Mick Lynch receives major Cork honour
News

Mick Lynch receives major Cork honour

The Cork Mother Jones Committee awarded the 2023 Spirit of Mother Jones Award to trades union leader Mick Lynch of the RMT.

The award was presented to Mr. Lynch at a meeting at the Dance Cork Firkin Crane last week as part of the Spirit of Mother Jones Festival.

Mick Lynch Lynch was born into an Irish Catholic family in Paddington, London in January 1962, the youngest of five children.

His father, Jackie Lynch, was from Cork city, and his mother, Ellen "Nellie" Morris, from outside Crossmaglen in South Armagh. Both emigrated to Britain during the Second World War.

Mick Lynch was appointed General Secretary of the National Union of Railway, Transport and Marine workers, (RMT) in 2021 and has led the fight to defend his members’ working conditions and pay as well as trying to protect the public and community services such as the National Health Service.

James Nolan spokesperson for the Cork Mother Jones Committee said: “We believe that Mick Lynch by his direct action, solid analysis, straight talking and plain speaking in defence of workers and union rights, has won him widespread support and respect among working people.

“His precise fact-based arguments and his eloquence in his media performances in the face of Tory Party opposition in the UK in relation to the support for public services such as the Railways, the National Health Service and public services, has ensured admiration and support from among many people as they recognise the validity of his comments.

“With Cork roots in the city centre, Mick Lynch continues to represent the fighting rebel spirit and tradition of his fellow Cork emigrant, Mary Harris, known as Mother Jones, who in earlier generations fought for social and trade union justice.

“The Cork Mother Jones Committee is proud to honour the Cork diaspora which leads the fight for the living”

This is the eleventh Spirit of Mother Jones award. The last British trades union leader to receive it was the late Dave Hopper of the Durham Miners Association who did so in 2016.

Previous recipients have included Gareth Peirce, Fr Peter McVerry, Louise O’Keeffe, Antoinette Keegan and Don O’Leary.

Who was Mother Jones?

Mary G. Harris Jones, born in Cork, was known as Mother Jones from 1897 onwards.

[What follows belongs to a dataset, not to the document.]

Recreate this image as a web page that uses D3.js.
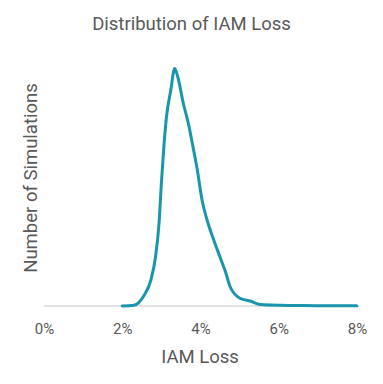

In American she became a labour organiser, schoolteacher, and dressmaker who became a prominent activits in politics and civil rights..

She helped coordinate major strikes, secure bans on child labour, and co-founded the socialist trade union, the Industrial Workers of the World (IWW).

After Jones's husband and four children all died of yellow fever in 1867 and her dress shop was destroyed in the Great Chicago Fire of 1871, she became an organizer for the Knights of Labor and the United Mine Workers union.

In 1902, she was called "the most dangerous woman in America" for her success in organising miners and their families against the mine owners.